A Smart Business Knows 8 Ways to Pivot Their Vision

One of the hottest buzzword for startups these days is “pivot.” The term, introduced by entrepreneur and venture advisor Eric Ries in an article on Lessons Learned a couple of years ago, is properly used to describe smart startups that change direction quickly, but stay grounded in what they've learned. They keep one foot in the past and place one foot in a new possible future.

Over time, this pivoting may lead them a bit away from their original vision, but not away from the common principles that link each step. The pivot has to leverage previous learning about customers, technology, and the environment. The alternative is more risky, simply jumping compulsively from one vision to another, and is likely to lead to a death spiral.

The pivot can be applied to any element of the business model, without changing the underlying vision. Here are some of the most common pivot elements that Eric and others have noted:

  1. Customer problem pivot. In this scenario, you use essentially the same product to solve a different problem for the same customer segment. Eric says that Starbucks famously did this pivot when they went from selling coffee beans and espresso makers to brewing drinks in-house.

  2. Market segment pivot. This means you take your existing product and use it to solve a similar problem for a different set of customers. This may be necessary when you find that consumers aren’t buying your product, but enterprises have a similar problem, with money to spend. Sometimes this is more a marketing change than a product change.

  3. Technology pivot. Engineers always fight to take advantage of what they have built so far. So the most obvious pivot for them is to repurpose the technology platform, to make it solve a more pressing, more marketable, or just a more solvable problem as you learn from customers.

  4. Product feature pivot. Here especially, you need to pay close attention to what real customers are doing, rather than your projections of what they should do.
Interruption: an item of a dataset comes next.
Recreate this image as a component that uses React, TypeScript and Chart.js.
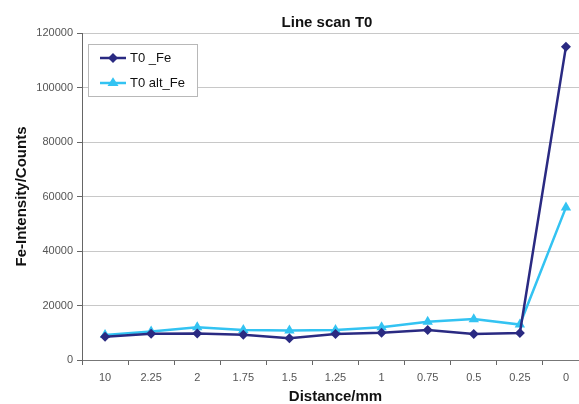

It can mean to zoom-in and remove features for focus, or zoom-out to add features for a more holistic solution.

  5. Revenue model pivot. One pivot is to change your focus from a premium price, customized solution, to a low price commoditized solution. Another common variation worth considering is the move from a one-time product sale to monthly subscription or license fees. Another is the famous razor versus blade strategy.

  6. Sales channel pivot. Startups with complex new products always seem to start with direct sales, and building their own brand. When they find how expensive and time consuming this is, they need to use what they have learned from customers to consider a distribution channel, ecommerce, white-labeling the product, and strategic partners.

  7. Product versus services pivot. Sometimes products are too different or too complex to be sold effectively to the customer with the problem. Now is the time for bundling support services with the product, education offerings, or simply making your offering a service that happens to deliver a product at the core.

  8. Major competitor pivot. What do you do when a major new player or competitor jumps into your space? You can charge ahead blindly, or focus on one of the above pivots to build your differentiation and stay alive.

In all cases, the change is not linearly adding one more new feature, in the vain hope that this one will cause traction to magically materialize. The key to pivoting is spotting trends from real data and real market experience, and optimizing the basic product/market fit, without leaving a hole or divot in your market or your credibility.

Look for multiple data points before you pivot. You have to learn that no product will satisfy every customer, so don’t make random jumps based on a single customer, friend, or negative blog article. A good internal data point or early-warning is a chronically frustrated solution team.

Get your investors and advisors to do the pivot exercise right along with you, so there are no surprises. Adaptation and dealing with chaos is the key to survival for a startup, and your best competitive edge over large companies. The down side is that it may be bad for your golf swing.